Groundwater and hydrology: The presence and movement of groundwater significantly impact slope stability. High groundwater levels can increase pore pressure within soil and rocks, reducing friction and cohesion, which are essential for slope stability. Geologists conduct groundwater assessments and design drainage systems to manage water flow and prevent saturation-induced landslides.

Faults and fractures: Geological fault lines and fractures can influence landslide occurrence. Landslides may occur along fault planes or fracture zones where rock or soil is weakened. Geologists map fault lines and fractures to identify areas of increased landslide risk, and this information is considered in land use planning.

Seismic activity: Areas located near active seismic zones are more susceptible to landslides triggered by earthquakes. The shaking and ground motion during seismic events can destabilize slopes, leading to landslides. Geologists study seismic activity and its potential impact on slope stability to inform disaster preparedness and mitigation efforts.

Geological techniques for landslide prevention

Geological mapping: Geologists create detailed geological maps of areas prone to landslides. These maps provide information on the distribution of rock types, soil properties, fault lines, fractures, and other geological features that contribute to landslide susceptibility.

Slope stability analysis: Geologists use various methods to assess the stability of slopes, including analyzing factors like slope angle, soil properties, groundwater levels, and the presence of geological faults. These analyses help identify potential landslide risks and inform mitigation measures.

Geophysical surveys: Geophysical techniques, such as groundpenetrating radar and seismic surveys, can be used to investigate subsurface conditions and detect hidden geological features that may contribute to landslides.
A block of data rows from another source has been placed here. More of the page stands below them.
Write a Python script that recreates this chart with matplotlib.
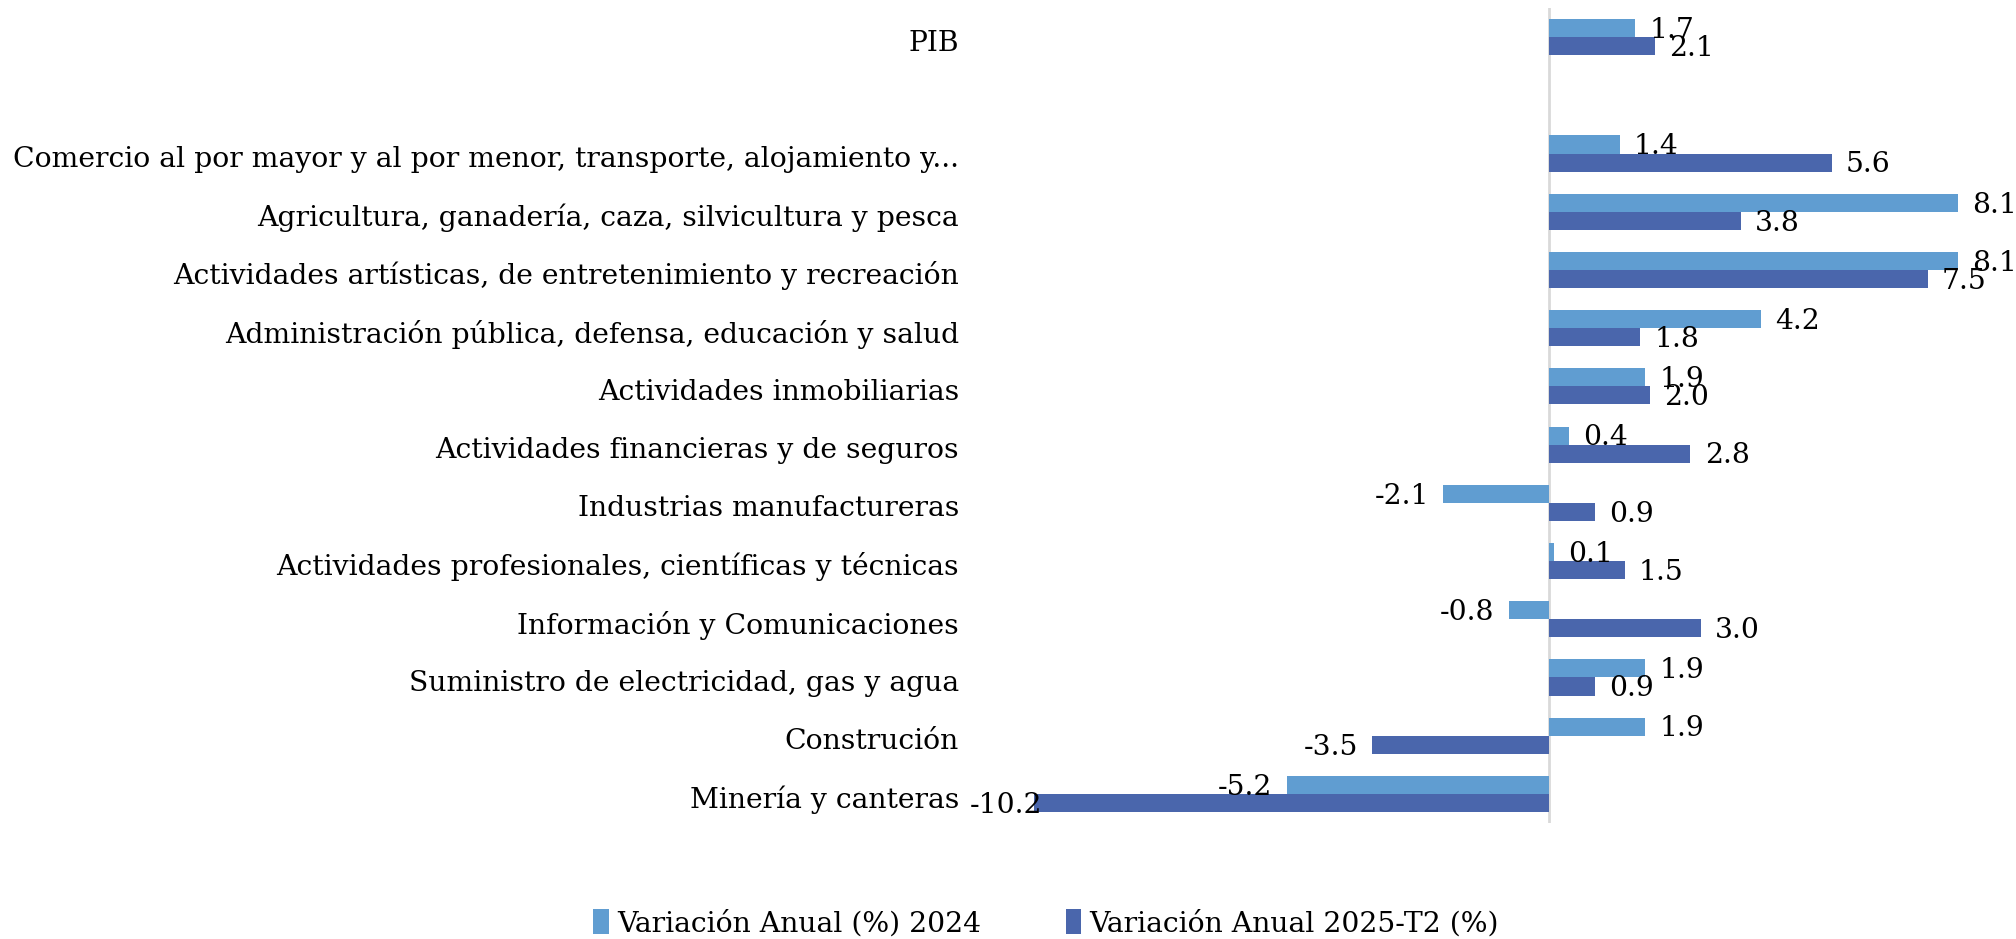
import matplotlib.pyplot as plt
import numpy as np

# data, top to bottom ("" = empty row between PIB and the sectors)
categories = [
    "PIB",
    "",
    "Comercio al por mayor y al por menor, transporte, alojamiento y...",
    "Agricultura, ganadería, caza, silvicultura y pesca",
    "Actividades artísticas, de entretenimiento y recreación",
    "Administración pública, defensa, educación y salud",
    "Actividades inmobiliarias",
    "Actividades financieras y de seguros",
    "Industrias manufactureras",
    "Actividades profesionales, científicas y técnicas",
    "Información y Comunicaciones",
    "Suministro de electricidad, gas y agua",
    "Construción",
    "Minería y canteras",
]
var_2024 = [1.7, np.nan, 1.4, 8.1, 8.1, 4.2, 1.9, 0.4, -2.1, 0.1, -0.8, 1.9, 1.9, -5.2]
var_2025_t2 = [2.1, np.nan, 5.6, 3.8, 7.5, 1.8, 2.0, 2.8, 0.9, 1.5, 3.0, 0.9, -3.5, -10.2]

labels_legend = ["Variación Anual (%) 2024", "Variación Anual 2025-T2 (%)"]
c_light = "#609DD1"
c_dark = "#4A66AC"

plt.rcParams["font.family"] = ["DejaVu Serif"]
fs = 20.3

fig = plt.figure(figsize=(20.16, 9.39), dpi=100)
ax = fig.add_axes([970 / 2016, 116 / 939, 1030 / 2016, 815 / 939])

n = len(categories)
y = np.arange(n)
h = 0.31
xmin, xmax = -11.47, 8.93

ax.barh(y - h / 2, var_2024, height=h, color=c_light, label=labels_legend[0])
ax.barh(y + h / 2, var_2025_t2, height=h, color=c_dark, label=labels_legend[1])

# value labels
for vals, off in ((var_2024, -h / 2), (var_2025_t2, h / 2)):
    for yi, v in zip(y, vals):
        if np.isnan(v):
            continue
        if v >= 0:
            ax.text(v + 0.28, yi + off + 0.04, f"{v:.1f}", ha="left", va="center", fontsize=fs)
        elif v - 0.28 < xmin + 1.5:
            ax.text(xmin, yi + off + 0.04, f"{v:.1f}", ha="left", va="center", fontsize=fs)
        else:
            ax.text(v - 0.28, yi + off + 0.04, f"{v:.1f}", ha="right", va="center", fontsize=fs)

ax.set_xlim(xmin, xmax)
ax.set_ylim(n - 0.5, -0.5)
ax.set_yticks(y + 0.05)
ax.set_yticklabels(categories, fontsize=fs)
ax.tick_params(axis="y", length=0, pad=8)
ax.set_xticks([])
for s in ax.spines.values():
    s.set_visible(False)
ax.axvline(0, color="#D9D9D9", lw=2, zorder=0)

fig.legend(loc="center", bbox_to_anchor=(1046 / 2016, 1 - 923 / 939), ncol=2,
           frameon=False, fontsize=fs, handlelength=0.55, handleheight=1.0,
           handletextpad=0.3, columnspacing=3.0)

fig.savefig("out.png", dpi=100)
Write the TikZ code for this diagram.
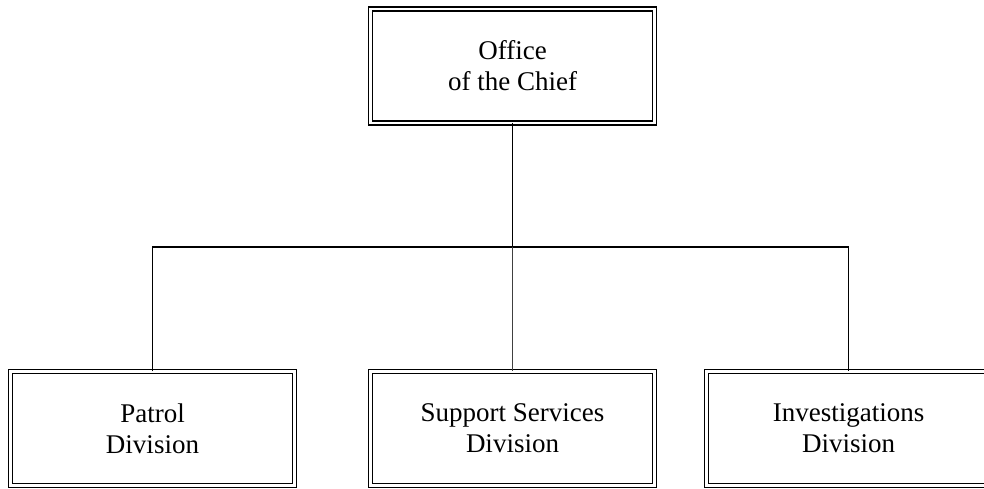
\documentclass[tikz,border=0pt]{standalone}
\usepackage{fontspec}
\setmainfont{Liberation Serif}
\usepackage{tikz}
\usetikzlibrary{positioning, calc}

\begin{document}
\begin{tikzpicture}[
            x=1pt, y=1pt,
            amt/.style={
                    draw,
                    double,
                    double distance=2.2pt,
                    line width=1.5pt,
                    minimum width=284pt,
                    minimum height=114pt,
                    outer sep=0pt,
                    align=center,
                    font=\fontsize{27}{31}\selectfont
                },
            linie/.style={
                    draw,
                    line width=1.6pt
                },
            duenn/.style={
                    draw,
                    line width=0.9pt,
                    color=black!75
                }
        ]

        \useasboundingbox (0,0) rectangle (984,489);

        \node[amt] (chief) at (512.5,423) {Office\\of the Chief};

        \node[amt] (patrol) at (152.5,60.5) {Patrol\\Division};
        \node[amt] (support) at (512.5,60.5) {Support Services\\Division};
        \node[amt] (invest) at (848.5,60.5) {Investigations\\Division};

        \coordinate (bus) at (support.north |- 0,242);

        \draw[linie] (chief.south) -- (bus);
        \draw[linie] (patrol.north) |- (bus) -| (invest.north);
        \draw[duenn] (bus) -- (support.north);

    \end{tikzpicture}
\end{document}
These surveys provide valuable data for assessing slope stability.

Monitoring and early warning systems: Continuous monitoring of geological factors, such as groundwater levels, soil moisture, and slope movement, is essential for landslide prevention. Geologists develop early warning systems that use sensors and remote sensing technologies to detect precursors to landslides, allowing for timely evacuation and mitigation.

Geology is a fundamental science in the field of landslide prevention. By understanding the geological factors that contribute to landslides, geologists can identify high-risk areas, assess slope stability, and recommend mitigation measures.

Through geological mapping, slope stability analysis, and the use of advanced monitoring techniques, geologists play a pivotal role in safeguarding communities from the devastating impacts of landslides.